To blame Elvis for this would be unfair. Before he sold out - before he joined the Army and turned into a soupy, grinning, all-American conformist - he was at least working with a sort of integrity which even jazz musicians (the sternest of guardians of artistic purity) could acknowledge. But afterwards, when he became a parody of himself and turned into the trashy, hip-swivelling, greasy Lord of the Fly-Buttons, his fate, and the fate of American popular culture, was sealed. Elvis became not so much himself as a symbol; not so much an artist as a how-to manual of business success, the secret of which was not to make music, but to make teenage boys angry and teenage girls scream.

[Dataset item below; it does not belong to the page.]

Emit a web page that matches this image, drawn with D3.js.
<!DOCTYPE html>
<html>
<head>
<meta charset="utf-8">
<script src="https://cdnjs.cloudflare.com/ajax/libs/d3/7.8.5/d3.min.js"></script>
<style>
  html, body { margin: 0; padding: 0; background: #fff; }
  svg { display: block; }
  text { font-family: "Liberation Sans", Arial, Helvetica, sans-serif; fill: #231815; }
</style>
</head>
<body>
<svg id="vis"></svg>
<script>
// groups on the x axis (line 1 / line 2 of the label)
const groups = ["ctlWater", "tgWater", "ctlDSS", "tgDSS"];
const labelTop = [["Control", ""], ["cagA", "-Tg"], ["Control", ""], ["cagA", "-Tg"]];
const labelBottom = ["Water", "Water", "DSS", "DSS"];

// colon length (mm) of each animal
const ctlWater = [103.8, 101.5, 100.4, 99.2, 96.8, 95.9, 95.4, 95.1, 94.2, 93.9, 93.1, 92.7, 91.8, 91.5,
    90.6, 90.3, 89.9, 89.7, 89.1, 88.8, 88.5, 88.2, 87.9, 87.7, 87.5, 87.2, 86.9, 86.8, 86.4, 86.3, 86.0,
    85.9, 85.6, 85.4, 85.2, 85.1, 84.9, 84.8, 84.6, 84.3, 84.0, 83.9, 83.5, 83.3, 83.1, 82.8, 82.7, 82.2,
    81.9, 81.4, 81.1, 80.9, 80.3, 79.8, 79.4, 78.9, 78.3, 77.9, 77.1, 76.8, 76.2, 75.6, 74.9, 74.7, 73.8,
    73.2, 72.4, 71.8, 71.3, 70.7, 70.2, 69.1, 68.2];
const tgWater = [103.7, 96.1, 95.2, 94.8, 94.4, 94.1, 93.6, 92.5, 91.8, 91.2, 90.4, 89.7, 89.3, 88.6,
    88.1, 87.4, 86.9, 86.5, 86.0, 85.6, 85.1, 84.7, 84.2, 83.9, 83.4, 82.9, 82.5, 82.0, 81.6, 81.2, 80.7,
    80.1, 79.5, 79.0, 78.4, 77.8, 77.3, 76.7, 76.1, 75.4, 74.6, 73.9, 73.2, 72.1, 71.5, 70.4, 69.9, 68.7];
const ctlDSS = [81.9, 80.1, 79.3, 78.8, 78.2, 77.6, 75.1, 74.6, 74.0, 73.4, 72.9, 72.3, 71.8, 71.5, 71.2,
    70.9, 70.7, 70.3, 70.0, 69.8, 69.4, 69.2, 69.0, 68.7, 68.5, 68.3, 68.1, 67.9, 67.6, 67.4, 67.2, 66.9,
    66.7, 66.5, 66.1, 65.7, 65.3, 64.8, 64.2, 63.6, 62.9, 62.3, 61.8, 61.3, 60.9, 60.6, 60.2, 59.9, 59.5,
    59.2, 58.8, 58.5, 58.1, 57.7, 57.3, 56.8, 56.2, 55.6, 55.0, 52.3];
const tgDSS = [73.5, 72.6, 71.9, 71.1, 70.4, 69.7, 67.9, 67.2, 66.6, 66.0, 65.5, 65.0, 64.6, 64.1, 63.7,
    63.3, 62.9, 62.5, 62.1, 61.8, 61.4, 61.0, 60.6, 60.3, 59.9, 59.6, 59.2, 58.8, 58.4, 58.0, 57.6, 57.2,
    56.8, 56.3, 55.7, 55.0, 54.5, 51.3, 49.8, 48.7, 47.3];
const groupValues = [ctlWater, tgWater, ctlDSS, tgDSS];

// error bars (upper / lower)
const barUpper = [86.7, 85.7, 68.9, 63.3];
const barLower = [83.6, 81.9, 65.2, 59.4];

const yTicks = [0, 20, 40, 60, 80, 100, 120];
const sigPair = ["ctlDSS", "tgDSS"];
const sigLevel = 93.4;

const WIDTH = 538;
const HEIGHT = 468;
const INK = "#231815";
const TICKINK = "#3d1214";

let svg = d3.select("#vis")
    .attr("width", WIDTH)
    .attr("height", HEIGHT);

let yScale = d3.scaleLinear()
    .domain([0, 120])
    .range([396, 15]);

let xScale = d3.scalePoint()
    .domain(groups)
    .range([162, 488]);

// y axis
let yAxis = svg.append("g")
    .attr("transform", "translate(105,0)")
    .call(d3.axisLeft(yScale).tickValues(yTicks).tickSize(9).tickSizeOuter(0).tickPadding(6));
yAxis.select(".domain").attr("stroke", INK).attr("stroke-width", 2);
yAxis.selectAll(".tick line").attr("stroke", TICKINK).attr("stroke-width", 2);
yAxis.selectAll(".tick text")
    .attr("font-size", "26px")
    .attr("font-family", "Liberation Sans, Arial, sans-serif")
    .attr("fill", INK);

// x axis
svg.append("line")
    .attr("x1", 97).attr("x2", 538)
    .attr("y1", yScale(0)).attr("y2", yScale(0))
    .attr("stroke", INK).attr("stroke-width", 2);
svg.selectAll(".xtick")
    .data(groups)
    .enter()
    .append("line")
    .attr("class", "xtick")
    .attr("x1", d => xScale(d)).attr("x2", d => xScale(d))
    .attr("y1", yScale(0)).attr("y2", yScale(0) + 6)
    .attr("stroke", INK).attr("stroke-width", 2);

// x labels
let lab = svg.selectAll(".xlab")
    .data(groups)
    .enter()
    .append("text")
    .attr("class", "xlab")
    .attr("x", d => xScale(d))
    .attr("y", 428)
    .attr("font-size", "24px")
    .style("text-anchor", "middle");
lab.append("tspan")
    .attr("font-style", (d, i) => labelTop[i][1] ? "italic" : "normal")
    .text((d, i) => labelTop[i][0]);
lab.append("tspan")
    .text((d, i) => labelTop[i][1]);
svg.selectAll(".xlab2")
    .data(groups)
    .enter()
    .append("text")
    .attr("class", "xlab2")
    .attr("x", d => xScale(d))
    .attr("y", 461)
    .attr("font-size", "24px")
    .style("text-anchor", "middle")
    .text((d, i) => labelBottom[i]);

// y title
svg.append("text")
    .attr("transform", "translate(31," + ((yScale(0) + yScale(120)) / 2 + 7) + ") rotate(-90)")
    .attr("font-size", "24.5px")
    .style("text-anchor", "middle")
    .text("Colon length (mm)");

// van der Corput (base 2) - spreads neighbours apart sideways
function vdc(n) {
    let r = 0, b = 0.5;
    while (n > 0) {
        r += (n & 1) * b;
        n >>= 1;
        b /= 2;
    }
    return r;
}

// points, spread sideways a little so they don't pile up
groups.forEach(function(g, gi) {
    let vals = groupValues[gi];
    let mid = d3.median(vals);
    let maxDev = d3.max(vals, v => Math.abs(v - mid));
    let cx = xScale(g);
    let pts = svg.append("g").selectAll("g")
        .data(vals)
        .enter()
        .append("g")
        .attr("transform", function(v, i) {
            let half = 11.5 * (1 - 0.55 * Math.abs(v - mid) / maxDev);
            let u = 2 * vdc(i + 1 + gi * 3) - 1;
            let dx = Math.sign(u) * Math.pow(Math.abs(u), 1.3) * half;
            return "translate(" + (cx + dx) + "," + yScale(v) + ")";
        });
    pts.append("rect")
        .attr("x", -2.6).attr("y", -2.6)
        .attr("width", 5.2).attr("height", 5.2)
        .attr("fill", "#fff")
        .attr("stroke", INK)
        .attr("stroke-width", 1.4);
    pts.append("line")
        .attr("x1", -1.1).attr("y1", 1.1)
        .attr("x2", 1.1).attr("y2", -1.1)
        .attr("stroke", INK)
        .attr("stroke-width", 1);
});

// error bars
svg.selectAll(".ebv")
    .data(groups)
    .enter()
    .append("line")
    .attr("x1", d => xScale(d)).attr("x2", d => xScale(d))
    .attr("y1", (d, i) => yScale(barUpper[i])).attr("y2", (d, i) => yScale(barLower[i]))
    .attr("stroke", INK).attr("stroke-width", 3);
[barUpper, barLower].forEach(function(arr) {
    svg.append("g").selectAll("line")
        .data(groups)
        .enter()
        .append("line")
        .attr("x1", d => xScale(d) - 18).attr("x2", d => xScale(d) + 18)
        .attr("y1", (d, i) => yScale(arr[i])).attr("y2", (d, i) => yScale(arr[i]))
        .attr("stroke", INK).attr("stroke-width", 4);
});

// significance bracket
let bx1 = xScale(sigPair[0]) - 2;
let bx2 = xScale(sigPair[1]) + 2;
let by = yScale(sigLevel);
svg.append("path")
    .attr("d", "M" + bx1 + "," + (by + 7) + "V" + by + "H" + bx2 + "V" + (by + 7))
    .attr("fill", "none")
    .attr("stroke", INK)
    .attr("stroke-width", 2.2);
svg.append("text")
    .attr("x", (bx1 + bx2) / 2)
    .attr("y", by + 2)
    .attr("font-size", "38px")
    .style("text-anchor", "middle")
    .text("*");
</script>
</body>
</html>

It's impossible to underestimate the historical effect of the Elvis/Parker dream-mare. The entire habitable globe is now saturated in the thin, scanty, micro-culture of the three-minute R&B song; from Kalumburu to Novosibirsk, from Reykjavik to Port Stanley, local musical cultures have been pushed aside in favour of the inarticulations of American adolescence. The musical language has become almost speechless.

It can say "My baby doesn't love me." It can say "I love my baby." It can say "It's not fair." It can whine, yearn or threaten violence. And that, with some noble exceptions, is about it. Those who manage greater eloquence seem almost like mistakes, working outside the system. When a genuine artist, a Swiftian satirist such as Randy Newman, nails the most discreditable of human emotions - "I just want you to hurt like I do" - in a three-minute song, he's not building on the legacy of Elvis, but on the earlier tradition of the triple-time ballad or the vaudeville curtain-song. The Beatles? Analysing and conquering the verse-chorus-bridge system in their first couple of years, they moved on rapidly and ended up owing more to music-hall and the church choir than they did to mainstream R&B. Pink Floyd? They seem drenched in the bleak, giant extravagances of such great Northern symphonists as Nielsen and Sibelius, with their rolling ostinati and glacial harmonics, like icebergs calving.

But for those who stay in the mainstream, paying their death duties to Elvis and obeying their pouchy, gusting, manicured Svengalis, the minimal artistic freedom they are allowed makes it impossible to tell whether there is any artistic impulse there in the first place. As even rudimentary melody and vestigial three-chord harmony decays, as even rhythm begins to collapse in a frenzy of sub-cortical ataxia, all that is left is attitude: a sneer, a pout, a suggestion of threatened violence, an exaggerated bogus sexuality.

That is the legacy of Elvis. That is what he has left to the world. This poor dead fat man, this mother-fixated epicene, who croaked in the john at 42 from too many cheeseburgers, broke the rules by indicating unequivocally, on stage, that he was a young man in possession of a penis; and has bequeathed to us hundreds upon thousands of young men who are eager that we should know that they, too, have penises, and what do we think about that, okay?

The triumph of poor Elvis's legacy is so overwhelming as to be apparently invincible. It's impossible to imagine the three-minute R&B song and its depraved destitute by-blows ever going away now. It's ironic that Elvis, "the first white man to sing like a black", should have presided over the form which drove the real black men's music - jazz - out to the sidelines. You might wonder what the world would be like now if it had been jazz - that eloquent, subtle, genuinely sexy musical culture - which had won the day. It's tempting to believe that it might be a less violent place, a more diverse place, less solipsistic, less grumpy, less stupid. But perhaps, as someone once said, "White men got two problems learning jazz. One is, they ain't smart enough. The other is, they're too damn smart."

Alternative histories are fun but fruitless. All we can do is live with the facts. As for the speculation; well, if aliens did abduct him, all one can say is: heaven help their planet, too.